Akulivik woman’s family wants answers after her police-custody death
Quebec’s police watchdog and coroner are investigating incident
The family of a woman from Akulivik is looking for answers after her death while in police custody.
Louisa Qiluqi, 33, died on March 4 after she was arrested for allegedly being intoxicated on a public highway, according to a news release from the Bureau des enquêtes indépendantes, the Quebec organization that investigates police-involved deaths and injuries.
“We just want an answer for her,” said Lizzie Betsy Qiluqi, Louisa’s sister. “We just want to know the truth.”
Lizzie Betsy says she and her family have had a hard week since Louisa died, but they have been taking things day by day.
“She was always there for her family,” Lizzie Betsy said. “She always helped her family.”
Louisa was found unconscious in her cell, surrounded by other detainees, about five hours after she was incarcerated, according to the release from the bureau.
Quebec’s coroner is also investigating the death, according to an email from its office.
Eli Angiyou, Akulivik’s mayor, says the past few days have affected him because he is also a relative of Louisa.
He described tension in the community since her death, and said some residents have been spreading rumours, alleging police misconduct.

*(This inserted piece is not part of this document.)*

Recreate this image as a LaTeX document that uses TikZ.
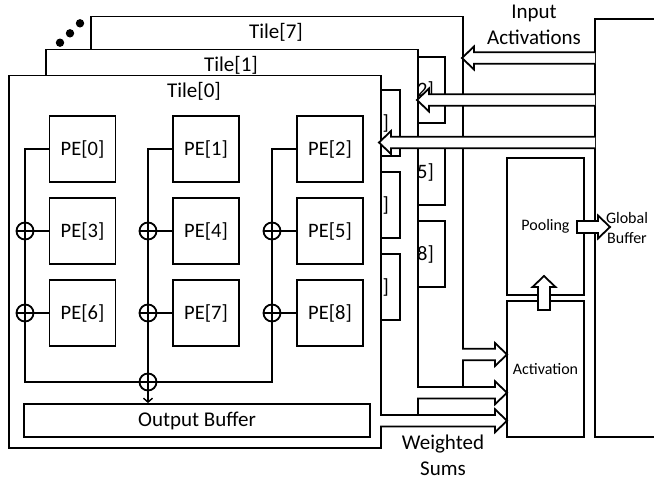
\documentclass[tikz,border=0pt]{standalone}
\usepackage{fontspec}
\setmainfont{Carlito}
\usetikzlibrary{arrows.meta,calc}
\tikzset{
  ln/.style={line width=1.8pt},
  blk/.style={line width=1.8pt, fill=white, line join=miter},
  tilebox/.style={draw, line width=1.8pt, fill=white, minimum width=372pt, inner sep=0pt},
  tiletitle/.style={inner sep=0pt, font=\fontsize{21}{25}\selectfont},
  pebox/.style={draw, line width=1.8pt, fill=white, minimum width=66pt, minimum height=66pt, inner sep=0pt, font=\fontsize{20.5}{24}\selectfont},
  adder/.style={circle, draw, line width=1.8pt, minimum size=17pt, inner sep=0pt,
    path picture={\draw[line width=1.8pt] (path picture bounding box.north) -- (path picture bounding box.south)
      (path picture bounding box.west) -- (path picture bounding box.east);}},
  unit/.style={draw, line width=1.8pt, inner sep=0pt, font=\fontsize{16}{20}\selectfont, align=center},
  bigtext/.style={inner sep=0pt, align=center, font=\fontsize{21}{25.5}\selectfont},
  dotm/.style={circle, fill=black, inner sep=0pt, minimum size=8.4pt}
}
% hollow block arrows: tail x, tip x, centre y  (open tail)
\newcommand\blkL[3]{\filldraw[blk] (#1,#3-5.75) -- (#2+12,#3-5.75) -- (#2+12,#3-11.5) -- (#2,#3) -- (#2+12,#3+11.5) -- (#2+12,#3+5.75) -- (#1,#3+5.75);}
\newcommand\blkR[3]{\filldraw[blk] (#1,#3-5.75) -- (#2-12,#3-5.75) -- (#2-12,#3-11.5) -- (#2,#3) -- (#2-12,#3+11.5) -- (#2-12,#3+5.75) -- (#1,#3+5.75);}
% back tile (only its visible right PE column): name, dx, dy, height, label
\newcommand\backtile[5]{%
  \begin{scope}[shift={(#2,#3)}]
    \node[tilebox, minimum height=#4, anchor=north west] (#1) at (8,74.5) {};
    \node[tiletitle] (#1title) at (194,91) {#5};
    \foreach \i/\x/\y in {2/330/149,5/330/231,8/330/313}
      \node[pebox] (#1pe\i) at (\x,\y) {PE[\i]};
  \end{scope}}
\begin{document}
\begin{tikzpicture}[x=1pt,y=-1pt]
\useasboundingbox (0,0) rectangle (654,480);
\clip (0,0) rectangle (654,480);

% back tiles
\backtile{tseven}{82}{-59}{372pt}{Tile[7]}
\node[dotm] (d1) at (60,42.7) {};
\node[dotm] (d2) at (70,33.3) {};
\node[dotm] (d3) at (80,23.3) {};
\backtile{tone}{37}{-26}{367pt}{Tile[1]}

% front tile
\node[tilebox, minimum height=372.5pt, anchor=north west] (tzero) at (8,74.5) {};
\node[tiletitle] (tzerotitle) at (194,91) {Tile[0]};
\foreach \i/\x/\y in {0/82.5/149,1/206/149,2/330/149,3/82.5/231,4/206/231,5/330/231,6/82.5/313,7/206/313,8/330/313}
  \node[pebox] (pe\i) at (\x,\y) {PE[\i]};
\foreach \i/\x/\y in {3/25/231,4/148/231,5/272/231,6/25/313,7/148/313,8/272/313}
  \node[adder] (a\i) at (\x,\y) {};
\node[adder] (ab) at (148,382) {};
\node[draw, line width=1.8pt, minimum width=346pt, minimum height=33pt, inner sep=0pt,
      font=\fontsize{21}{25}\selectfont] (ob) at (197,420.5) {Output Buffer};

\draw[ln] (pe0.west) -| (a3);
\draw[ln] (pe1.west) -| (a4);
\draw[ln] (pe2.west) -| (a5);
\foreach \i in {3,...,8} \draw[ln] (a\i) -- (pe\i);
\draw[ln] (a3) -- (a6);
\draw[ln] (a4) -- (a7);
\draw[ln] (a5) -- (a8);
\draw[ln] (a6) |- (ab);
\draw[ln] (a7) -- (ab);
\draw[ln] (a8) |- (ab);
\draw[ln, -{Straight Barb[length=4pt,width=9pt,line width=1.4pt]}] (ab.south) -- (ab.south |- ob.north);

% right side units
\node[unit, minimum width=64pt, minimum height=418pt] (gb) at (627,228) {Global\\Buffer};
\node[unit, minimum width=77pt, minimum height=137pt] (pool) at (545.5,226.5) {Pooling};
\node[unit, minimum width=77pt, minimum height=136pt] (act) at (545.5,369) {Activation};

% input activations
\blkL{595}{462}{58}
\blkL{595}{417}{100}
\blkL{595}{379}{142.5}
\node[bigtext] (inlab) at (534,25) {Input\\Activations};

% weighted sums
\blkR{462}{507}{354.5}
\blkR{417}{507}{392.75}
\blkR{380}{507}{420.75}
\node[bigtext] (wslab) at (443,455.5) {Weighted\\Sums};

% activation -> pooling
\filldraw[blk] (538,310) -- (538,287) -- (532.5,287) -- (544,276) -- (555.5,287) -- (550,287) -- (550,310) -- cycle;
% pooling -> global buffer
\filldraw[blk] (577,221) -- (598,221) -- (598,215.5) -- (610,227) -- (598,238.5) -- (598,233) -- (577,233) -- cycle;
\end{tikzpicture}
\end{document}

“We’re trying to cope with this loss,” Angiyou said. “I’m sorry we’ve had to go through this unnecessary incident.”
Angiyou, who also serves as a peace officer in Akulivik, said his message to people in the community is that they deserve answers about what happened, but must allow the formal investigations to take place and present their conclusions.
“Don’t believe the rumours,” said Angiyou. “We’ll inform you with the proper information once the investigation is done … Please try to help instead, the family who lost their loved one.”
No police officers in Akulivik have been suspended or reprimanded as a result of the incident, according to Jean-François Morin, Nunavik Police’s deputy chief of operations.
Watchdog investigations can take months to complete, said a bureau spokesperson in an email.